In the end, I suppose it's irrelevant to the story. The point of the novel is not to unravel the mystery of the Blackwoods, but to witness how the Blackwood sisters cope with the aftermath.
(This review has spoilers. Since this novel hinges more on atmosphere and personality than plot twists, I do not feel that disclosing them will ruin the experience for those who have yet to read the novel. However, it's your call to make.)
Mary Katherine (Merricat), her sister Constance, and their Uncle Julian live on the Blackwood Estates. The rest of the wealthy Blackwood family all perished at a family dinner laced with arsenic. Merricat, who had been sent to bed without supper, escaped their fate. Constance, who cooked the meal, was arrested, charged, and eventually acquitted of the murders (this last part earned her the everlasting enmity of the town's public, leading her to become acutely agoraphobic). Uncle Julian was the only person to survive the poisoning, though it left him physically and mentally crippled.

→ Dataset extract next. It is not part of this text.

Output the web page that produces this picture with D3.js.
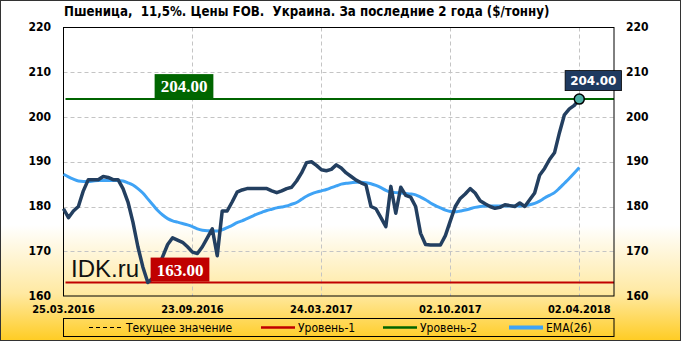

My first impulse was to classify this as a novel with an unreliable narrator. I don't think that's quite accurate, though: NO ONE in the novel is reliable. Part of the fun in reading this short novel is trying to catch the nuggets of truth that drift by in rivers of fantasy and dementia. The narrator is eighteen-year old Merricat, a flighty young girl with a vivid imagination and a rather shocking psychopathic streak. Kind of a twisted amalgamation of Alice (in Wonderland) and Wednesday Addams. The novel isn't scary but rather creepy, and the creepiness comes in no small part from Merricat, who one moment will be mulling over nature and her belief in sympathetic magic and the next moment wishing death upon someone with chilling casualness.
The other fun thing about this book is that it asks (or rather, implies) far more questions than it answers. When it's finally revealed that it was Merricat, not Constance, that murdered their entire family (a twist that is visible from miles away), one must ask why Constance felt compelled to take the fall for her sister. And what was Merricat's motive, if there was one? During Constance's trial, with the rest of the family dead, Merricat was sent to an orphanage. This, I feel, is a key point in the story (not just because it is brought up time and time again), but even still Ms. Jackson doesn't elaborate. What happened in the orphanage? Because something obviously did. Despite talking directly to her many times throughout the story, during one meal Uncle Julian shouts out that Constance is his only niece, that his other niece died in an orphanage. Merricat quite obviously isn't a ghost; does this signify that Julian is well aware of who really poisoned every one, a way of "disowning" Merricat? Or is it simply a dementia-spurred outburst from an arsenic-addled mind? On the other hand, the crippling agoraphobia of Constance and Merricat isn't really addressed at all: just accepted as part of reality.
In the end, I suppose it's irrelevant to the story. The point of the novel is not to unravel the mystery of the Blackwoods, but to witness how the Blackwood sisters cope with the aftermath.